(Entries from a dataset)
>>

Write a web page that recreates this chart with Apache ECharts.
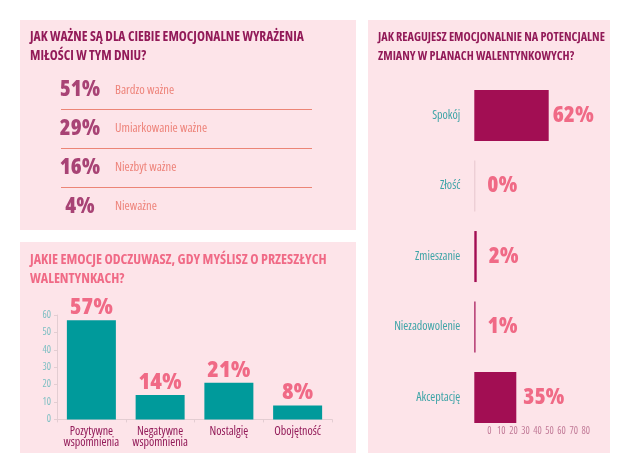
<!DOCTYPE html>
<html>
<head>
<meta charset="utf-8">
<script src="https://cdn.jsdelivr.net/npm/echarts@6/dist/echarts.min.js"></script>
<style>
html,body{margin:0;padding:0;background:#ffffff;}
#c{width:630px;height:473px;}
</style>
</head>
<body>
<div id="c"></div>
<script>
// ---- data ----
var title1 = 'JAK WAŻNE SĄ DLA CIEBIE EMOCJONALNE WYRAŻENIA\nMIŁOŚCI W TYM DNIU?';
var importanceLabels = ['Bardzo ważne', 'Umiarkowanie ważne', 'Niezbyt ważne', 'Nieważne'];
var importanceValues = [51, 29, 16, 4];

var title2 = 'JAKIE EMOCJE ODCZUWASZ, GDY MYŚLISZ O PRZESZŁYCH\nWALENTYNKACH?';
var pastCategories = ['Pozytywne\nwspomnienia', 'Negatywne\nwspomnienia', 'Nostalgię', 'Obojętność'];
var pastValues = [57, 14, 21, 8];
var pastTicks = [0, 10, 20, 30, 40, 50, 60];

var title3 = 'JAK REAGUJESZ EMOCJONALNIE NA POTENCJALNE\nZMIANY W PLANACH WALENTYNKOWYCH?';
var reactCategories = ['Spokój', 'Złość', 'Zmieszanie', 'Niezadowolenie', 'Akceptację'];
var reactValues = [62, 0, 2, 1, 35];
var reactTicks = [0, 10, 20, 30, 40, 50, 60, 70, 80];

// ---- style ----
var FONT = '"Open Sans", "Roboto", sans-serif';
var PANEL = '#fde4e9';
var MAGENTA = '#921a58';
var BARMAG = '#a20e53';
var PINK = '#f06a86';
var CORAL = '#ea6a5e';
var CORAL_LINE = '#ec8576';
var TEAL = '#009a9b';

function ts(size, weight, color, extra) {
  var o = {fontFamily: FONT, fontStyle: 'condensed', fontWeight: weight, fontSize: size, color: color};
  for (var k in extra) { o[k] = extra[k]; }
  return o;
}

var chart = echarts.init(document.getElementById('c'), null, {renderer: 'canvas'});

var option = {
  backgroundColor: '#ffffff',
  animation: false,
  graphic: [
    {type: 'rect', z: -10, shape: {x: 20, y: 20, width: 336, height: 210}, style: {fill: PANEL}},
    {type: 'rect', z: -10, shape: {x: 20, y: 242, width: 336, height: 211}, style: {fill: PANEL}},
    {type: 'rect', z: -10, shape: {x: 368, y: 20, width: 242, height: 433}, style: {fill: PANEL}}
  ],
  title: [
    {text: title1, left: 30, top: 28, padding: 0, textStyle: ts(13.5, 'bold', MAGENTA, {lineHeight: 19})},
    {text: title2, left: 30, top: 251, padding: 0, textStyle: ts(14, 'bold', PINK, {lineHeight: 18.5})},
    {text: title3, left: 378, top: 28, padding: 0, textStyle: ts(12.2, 'bold', MAGENTA, {lineHeight: 19})}
  ],
  grid: [
    {left: 61, top: 70.7, width: 251, height: 155},
    {left: 57, top: 315, width: 275, height: 104.4},
    {left: 474.3, top: 80.3, width: 96, height: 352.5},
    {left: 489.3, top: 400, width: 96.4, height: 19}
  ],
  xAxis: [
    {gridIndex: 0, type: 'value', min: 0, max: 1, show: false},
    {gridIndex: 1, type: 'category', data: pastCategories,
      axisLine: {lineStyle: {color: '#e3cdd2'}},
      axisTick: {show: true, length: 3, lineStyle: {color: '#e3cdd2'}},
      axisLabel: ts(12, 'normal', MAGENTA, {lineHeight: 11.5, margin: 6, interval: 0})},
    {gridIndex: 2, type: 'value', min: 0, max: 80, show: false},
    {gridIndex: 3, type: 'value', min: 0, max: 80, interval: 10,
      axisLine: {show: false}, axisTick: {show: false}, splitLine: {show: false},
      axisLabel: ts(10, 'normal', '#c27b98', {margin: 7,
        formatter: function (v) { return reactTicks.indexOf(v) >= 0 ? String(v) : ''; }})}
  ],
  yAxis: [
    {gridIndex: 0, type: 'category', inverse: true, data: importanceLabels,
      axisLine: {show: false}, axisTick: {show: false}, axisLabel: {show: false},
      splitLine: {show: true, showMinLine: false, showMaxLine: false, lineStyle: {color: CORAL_LINE, width: 1}}},
    {gridIndex: 1, type: 'value', min: 0, max: 60, interval: 10,
      axisLine: {show: true, lineStyle: {color: '#e3cdd2'}},
      axisTick: {show: true, length: 3, lineStyle: {color: '#e3cdd2'}},
      splitLine: {show: false},
      axisLabel: ts(10, 'normal', '#7dbfc3', {margin: 6,
        formatter: function (v) { return pastTicks.indexOf(v) >= 0 ? String(v) : ''; }})},
    {gridIndex: 2, type: 'category', inverse: true, data: reactCategories,
      axisLine: {show: false}, axisTick: {show: false},
      axisLabel: ts(12, 'normal', '#3ea4a7', {margin: 14})},
    {gridIndex: 3, type: 'value', show: false}
  ],
  series: [
    {
      type: 'scatter', xAxisIndex: 0, yAxisIndex: 0, symbolSize: 0,
      data: importanceValues.map(function (v, i) { return [0, i, v]; }),
      label: ts(22, 800, MAGENTA, {show: true, position: 'inside', offset: [19, 0], align: 'center', verticalAlign: 'middle',
        formatter: function (p) { return p.data[2] + '%'; }})
    },
    {
      type: 'scatter', xAxisIndex: 0, yAxisIndex: 0, symbolSize: 0,
      data: importanceLabels.map(function (n, i) { return [0, i, n]; }),
      label: ts(12.5, 'normal', CORAL, {show: true, position: 'inside', offset: [54, 0], align: 'left', verticalAlign: 'middle',
        formatter: function (p) { return p.data[2]; }})
    },
    {
      type: 'bar', xAxisIndex: 1, yAxisIndex: 1, data: pastValues, barWidth: 49,
      itemStyle: {color: TEAL},
      label: ts(23.5, 800, PINK, {show: true, position: 'top', distance: 1, formatter: '{c}%'})
    },
    {
      type: 'bar', xAxisIndex: 2, yAxisIndex: 2, barWidth: 51, barMinHeight: 1,
      data: reactValues.map(function (v) {
        return {
          value: v,
          itemStyle: {color: v === 0 ? '#e6c6cd' : BARMAG},
          label: {distance: v < 5 ? 12 : (v > 50 ? 4 : 7)}
        };
      }),
      label: ts(22.5, 800, PINK, {show: true, position: 'right', formatter: '{c}%'})
    }
  ]
};
chart.setOption(option);
</script>
</body>
</html>
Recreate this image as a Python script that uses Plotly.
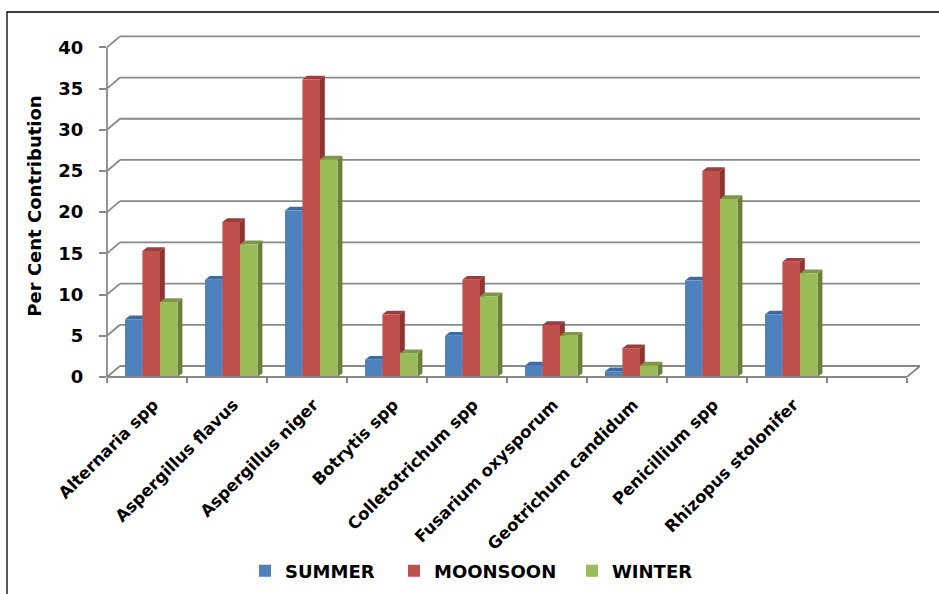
import plotly.graph_objects as go

categories = ["Alternaria spp", "Aspergillus flavus", "Aspergillus niger", "Botrytis spp",
              "Colletotrichum spp", "Fusarium oxysporum", "Geotrichum candidum",
              "Penicillium spp", "Rhizopus stolonifer"]
summer = [7.0, 11.8, 20.2, 2.1, 5.0, 1.4, 0.7, 11.7, 7.6]
moonsoon = [15.3, 18.8, 36.1, 7.6, 11.8, 6.3, 3.5, 25.0, 14.0]
winter = [9.1, 16.1, 26.4, 2.9, 9.8, 5.0, 1.4, 21.6, 12.6]
series_names = ["SUMMER", "MOONSOON", "WINTER"]
y_ticks = [0, 5, 10, 15, 20, 25, 30, 35, 40]

front = ["#4F81BD", "#C0504D", "#9BBB59"]
side = ["#34608F", "#8E3432", "#69803A"]
top = ["#3D6CA3", "#A03C3A", "#7C9842"]

FONT = "DejaVu Sans"
n_slots = 10
WALL_DX, WALL_DY = 0.1625, 1.335   # back-wall offset (x units, y units)
BAR_W = 0.22
OFFS = [-0.275, -0.0575, 0.1625]
DX, DY = 0.06, 0.45                # bar depth
LABEL_SHIFT = 0.08

fig = go.Figure()
shapes = []
grid_col = "#898989"
# back wall gridlines
for t in y_ticks:
    shapes.append(dict(type="line", xref="x", yref="y", x0=-0.5, y0=t,
                       x1=-0.5 + WALL_DX, y1=t + WALL_DY,
                       line=dict(color=grid_col, width=1.8), layer="below"))
    shapes.append(dict(type="line", xref="x", yref="y", x0=-0.5 + WALL_DX, y0=t + WALL_DY,
                       x1=n_slots - 0.5 + WALL_DX, y1=t + WALL_DY,
                       line=dict(color=grid_col, width=1.8), layer="below"))
# floor right diagonal
shapes.append(dict(type="line", xref="x", yref="y", x0=n_slots - 0.5, y0=0,
                   x1=n_slots - 0.5 + WALL_DX, y1=WALL_DY,
                   line=dict(color=grid_col, width=1.8), layer="below"))
# front axis lines
shapes.append(dict(type="line", xref="x", yref="paper", x0=-0.5, y0=0, x1=n_slots - 0.5, y1=0,
                   line=dict(color=grid_col, width=1.8), layer="above"))
shapes.append(dict(type="line", xref="paper", yref="y", x0=0, y0=0, x1=0, y1=40,
                   line=dict(color=grid_col, width=1.8), layer="above"))

# 3D faces of bars (drawn below traces so neighbouring fronts occlude them)
for si, vals in enumerate([summer, moonsoon, winter]):
    for ci, v in enumerate(vals):
        xl = ci + OFFS[si]
        xr = xl + BAR_W
        shapes.append(dict(type="path", xref="x", yref="y", layer="below",
                           path=f"M{xr},0 L{xr},{v} L{xr+DX},{v+DY} L{xr+DX},{DY} Z",
                           fillcolor=side[si], line=dict(width=0)))
        shapes.append(dict(type="path", xref="x", yref="y", layer="below",
                           path=f"M{xl},{v} L{xr},{v} L{xr+DX},{v+DY} L{xl+DX},{v+DY} Z",
                           fillcolor=top[si], line=dict(width=0)))

legend_ids = ["legend", "legend2", "legend3"]
legend_x = [245, 394, 572]
for si, (name, vals) in enumerate(zip(series_names, [summer, moonsoon, winter])):
    fig.add_trace(go.Bar(x=list(range(len(categories))), y=vals, name=name,
                         width=BAR_W, offset=OFFS[si], legend=legend_ids[si],
                         marker=dict(color=front[si], line=dict(width=0))))

# outer frame
L, T, H = 107, 35, 342
W = 813
shapes.append(dict(type="rect", xref="paper", yref="paper",
                   x0=(7 - L) / W, x1=(960 - L) / W,
                   y0=(T + H - 620) / H, y1=(T + H - 12) / H,
                   line=dict(color="black", width=1.3), layer="above"))

legend_font = dict(family=FONT, size=18, color="black", weight="bold")
legends = {}
for lid, lx in zip(legend_ids, legend_x):
    legends[lid] = dict(orientation="h", xref="container", yref="container",
                        x=lx / 939, xanchor="left", y=1 - 571 / 594, yanchor="middle",
                        font=legend_font, bgcolor="rgba(0,0,0,0)")

fig.update_layout(
    width=939, height=594,
    margin=dict(l=L, r=939 - L - W, t=T, b=594 - T - H, autoexpand=False),
    paper_bgcolor="white", plot_bgcolor="white",
    barmode="group",
    shapes=shapes,
    showlegend=True,
    font=dict(family=FONT, color="black"),
    **legends,
)
fig.update_xaxes(range=[-0.5, n_slots - 0.5 + WALL_DX], automargin=False,
                 tickmode="array", tickvals=[i + LABEL_SHIFT for i in range(len(categories))],
                 ticktext=categories,
                 tickangle=-45, ticks="", showgrid=False, zeroline=False, showline=False,
                 ticklabelstandoff=14,
                 tickfont=dict(family=FONT, size=16.5, color="black", weight="bold"),
                 minor=dict(tickmode="array", tickvals=[i - 0.5 for i in range(n_slots + 1)],
                            ticks="outside", ticklen=5, tickcolor=grid_col, tickwidth=1.5,
                            showgrid=False))
fig.update_yaxes(range=[0, 41.5], automargin=False, tickmode="array", tickvals=y_ticks,
                 ticks="outside", ticklen=7, tickcolor=grid_col, tickwidth=1.5,
                 showgrid=False, zeroline=False, showline=False,
                 ticklabelstandoff=12,
                 tickfont=dict(family=FONT, size=18, color="black", weight="bold"),
                 title=dict(text="Per Cent Contribution", standoff=12,
                            font=dict(family=FONT, size=18, color="black", weight="bold")))

fig.write_html("out.html")
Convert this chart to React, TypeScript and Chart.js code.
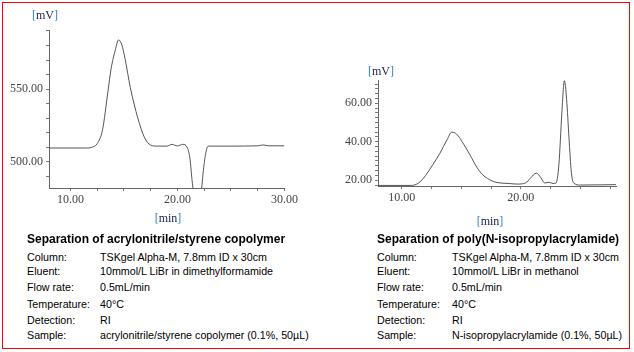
import React, { useEffect, useRef } from "react";
import { Chart, registerables } from "chart.js";

Chart.register(...registerables);

// ---- Left chromatogram: acrylonitrile/styrene copolymer ----
const LEFT_TIME = [8, 11.5, 12.0, 12.5, 13.0, 13.5, 13.8, 14.2, 14.5, 14.8, 15.1, 15.6, 16.3, 16.9, 17.5, 18.1, 19.0, 19.5, 20.0, 20.5, 20.9, 21.15, 21.4, 21.8, 22.2, 22.45, 22.7, 22.9, 25.0, 27.5, 28.0, 28.5, 30];
const LEFT_SIGNAL = [509.5, 509.5, 510, 512.5, 522, 548, 564, 577, 583.8, 580.5, 571, 551, 530, 517, 511.5, 510.8, 510.8, 512, 510.9, 512, 510, 503, 485, 465, 478, 496, 508, 510.8, 510.8, 511, 511.6, 511, 511];
const LEFT_X_LABELS = [10, 20, 30];
const LEFT_Y_LABELS = [500, 550];

// ---- Right chromatogram: poly(N-isopropylacrylamide) ----
const RIGHT_TIME = [8, 10.8, 11.2, 11.6, 12.0, 12.6, 13.2, 13.8, 14.2, 14.6, 15.2, 15.7, 16.3, 16.8, 17.2, 17.6, 18.0, 19.0, 19.7, 20.4, 20.8, 21.3, 21.7, 22.0, 22.4, 22.7, 22.95, 23.2, 23.45, 23.66, 23.85, 24.05, 24.25, 24.45, 25.0, 26.5, 28];
const RIGHT_SIGNAL = [17.3, 17.3, 17.8, 19.5, 22.5, 28, 34, 41, 45, 44, 38.7, 33.5, 26.8, 22.8, 20.9, 19.6, 18.8, 18.3, 18.0, 18.6, 21, 23.7, 21.2, 18.6, 18.9, 18.3, 18.5, 28, 55, 71.8, 62, 42, 24, 18.5, 17.5, 17.6, 17.7];
const RIGHT_X_LABELS = [10, 20];
const RIGHT_Y_LABELS = [20, 40, 60];

const LEFT_ROWS: [string, string][] = [
  ["Column:", "TSKgel Alpha-M, 7.8mm ID x 30cm"],
  ["Eluent:", "10mmol/L LiBr in dimethylformamide"],
  ["Flow rate:", "0.5mL/min"],
  ["Temperature:", "40°C"],
  ["Detection:", "RI"],
  ["Sample:", "acrylonitrile/styrene copolymer (0.1%, 50µL)"],
];
const RIGHT_ROWS: [string, string][] = [
  ["Column:", "TSKgel Alpha-M, 7.8mm ID x 30cm"],
  ["Eluent:", "10mmol/L LiBr in methanol"],
  ["Flow rate:", "0.5mL/min"],
  ["Temperature:", "40°C"],
  ["Detection:", "RI"],
  ["Sample:", "N-isopropylacrylamide (0.1%, 50µL)"],
];

function steps(min: number, max: number, step: number): number[] {
  const out: number[] = [];
  const start = Math.ceil(min / step) * step;
  for (let v = start; v <= max + 1e-9; v += step) out.push(Math.round(v * 1000) / 1000);
  return out;
}

type Cfg = {
  time: number[];
  signal: number[];
  xMin: number; xMax: number; xStep: number; xLabels: number[];
  yMin: number; yMax: number; yStep: number; yLabels: number[];
  yWidth: number; xHeight: number;
  padTop: number; padRight: number;
};

function buildChart(canvas: HTMLCanvasElement, c: Cfg) {
  const tickFont = { family: "'Liberation Serif', 'DejaVu Serif', serif", size: 12 };
  return new Chart(canvas, {
    type: "line",
    data: {
      datasets: [
        {
          data: c.time.map((t, i) => ({ x: t, y: c.signal[i] })),
          borderColor: "#555555",
          borderWidth: 1,
          pointRadius: 0,
          cubicInterpolationMode: "monotone",
          fill: false,
        },
      ],
    },
    options: {
      animation: false,
      responsive: false,
      events: [],
      layout: { padding: { top: c.padTop, right: c.padRight, left: 0, bottom: 0 } },
      plugins: { legend: { display: false }, tooltip: { enabled: false } },
      scales: {
        x: {
          type: "linear",
          min: c.xMin,
          max: c.xMax,
          afterBuildTicks: (scale: any) => {
            scale.ticks = steps(c.xMin, c.xMax, c.xStep).map((v) => ({ value: v }));
          },
          afterFit: (scale: any) => { scale.height = c.xHeight; },
          grid: { drawOnChartArea: false, drawTicks: true, tickLength: 3, tickColor: "#777" },
          border: { display: true, color: "#666", width: 1 },
          ticks: {
            autoSkip: false,
            maxRotation: 0,
            padding: 2,
            color: "#444",
            font: tickFont,
            callback: (v: any) => (c.xLabels.includes(Number(v)) ? Number(v).toFixed(2) : ""),
          },
        },
        y: {
          type: "linear",
          min: c.yMin,
          max: c.yMax,
          afterBuildTicks: (scale: any) => {
            scale.ticks = steps(c.yMin, c.yMax, c.yStep).map((v) => ({ value: v }));
          },
          afterFit: (scale: any) => { scale.width = c.yWidth; },
          grid: { drawOnChartArea: false, drawTicks: true, tickLength: 3, tickColor: "#777" },
          border: { display: true, color: "#666", width: 1 },
          ticks: {
            autoSkip: false,
            padding: 3,
            color: "#444",
            font: tickFont,
            callback: (v: any) => (c.yLabels.includes(Number(v)) ? Number(v).toFixed(2) : ""),
          },
        },
      },
    } as any,
  });
}

const unitStyle = (left: number, top: number): React.CSSProperties => ({
  position: "absolute",
  left,
  top,
  fontFamily: "'Liberation Serif', serif",
  fontSize: 12,
  lineHeight: "14px",
  color: "#1a2050",
  whiteSpace: "nowrap",
});
const br: React.CSSProperties = { color: "#2f7fd0" };

function Unit({ text, cx, cy }: { text: string; cx: number; cy: number }) {
  return (
    <div style={{ ...unitStyle(cx - 30, cy - 7), width: 60, textAlign: "center" }}>
      <span style={br}>[</span>
      {text}
      <span style={br}>]</span>
    </div>
  );
}

function Table({ x, valueX, title, rows }: { x: number; valueX: number; title: string; rows: [string, string][] }) {
  const ys = [256.7, 270.7, 287.3, 303.7, 319.5, 335];
  return (
    <>
      <div
        style={{
          position: "absolute",
          left: x,
          top: 239 - 8,
          lineHeight: "16px",
          fontFamily: "'Liberation Sans', Arial, sans-serif",
          fontWeight: "bold",
          fontSize: 12,
          color: "#000",
          whiteSpace: "nowrap",
        }}
      >
        {title}
      </div>
      {rows.map(([k, v], i) => (
        <React.Fragment key={i}>
          <div style={rowStyle(x, ys[i])}>{k}</div>
          <div style={rowStyle(valueX, ys[i])}>{v}</div>
        </React.Fragment>
      ))}
    </>
  );
}

function rowStyle(left: number, cy: number): React.CSSProperties {
  return {
    position: "absolute",
    left,
    top: cy - 7,
    lineHeight: "14px",
    fontFamily: "'Liberation Sans', Arial, sans-serif",
    fontSize: 10.7,
    color: "#000",
    whiteSpace: "nowrap",
  };
}

export default function App() {
  const leftRef = useRef<HTMLCanvasElement>(null);
  const rightRef = useRef<HTMLCanvasElement>(null);

  useEffect(() => {
    const a = buildChart(leftRef.current!, {
      time: LEFT_TIME,
      signal: LEFT_SIGNAL,
      xMin: 8, xMax: 30, xStep: 2.5, xLabels: LEFT_X_LABELS,
      yMin: 482, yMax: 590.5, yStep: 10, yLabels: LEFT_Y_LABELS,
      yWidth: 49, xHeight: 32, padTop: 8, padRight: 12,
    });
    const b = buildChart(rightRef.current!, {
      time: RIGHT_TIME,
      signal: RIGHT_SIGNAL,
      xMin: 8, xMax: 28, xStep: 2.5, xLabels: RIGHT_X_LABELS,
      yMin: 17, yMax: 72, yStep: 2.5, yLabels: RIGHT_Y_LABELS,
      yWidth: 58, xHeight: 34, padTop: 9, padRight: 14,
    });
    return () => {
      a.destroy();
      b.destroy();
    };
  }, []);

  return (
    <div style={{ position: "fixed", left: 0, top: 0, width: 634, height: 352, background: "#fff", overflow: "hidden" }}>
      <div style={{ position: "absolute", left: 2, top: 2, width: 626, height: 345, border: "1px solid #ff0000" }} />
      <canvas ref={leftRef} width={300} height={200} style={{ position: "absolute", left: 0, top: 20, width: 300, height: 200 }} />
      <canvas ref={rightRef} width={310} height={150} style={{ position: "absolute", left: 320, top: 70, width: 310, height: 150 }} />
      <Unit text="mV" cx={45} cy={15} />
      <Unit text="min" cx={168} cy={218} />
      <Unit text="mV" cx={381} cy={71} />
      <Unit text="min" cx={490} cy={221} />
      <Table x={27} valueX={100} title="Separation of acrylonitrile/styrene copolymer" rows={LEFT_ROWS} />
      <Table x={377} valueX={452} title="Separation of poly(N-isopropylacrylamide)" rows={RIGHT_ROWS} />
    </div>
  );
}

<<

#### [SET EXERCISE]
Looking above, find the stretch of lines that opens with the one holding "Convert this chart" and closes with the one holding "Chart.register(...registerables);". Copy it exactly, pictures excluded.

#### [EXERCISE ANSWER]
Convert this chart to React, TypeScript and Chart.js code.
import React, { useEffect, useRef } from "react";
import { Chart, registerables } from "chart.js";

Chart.register(...registerables);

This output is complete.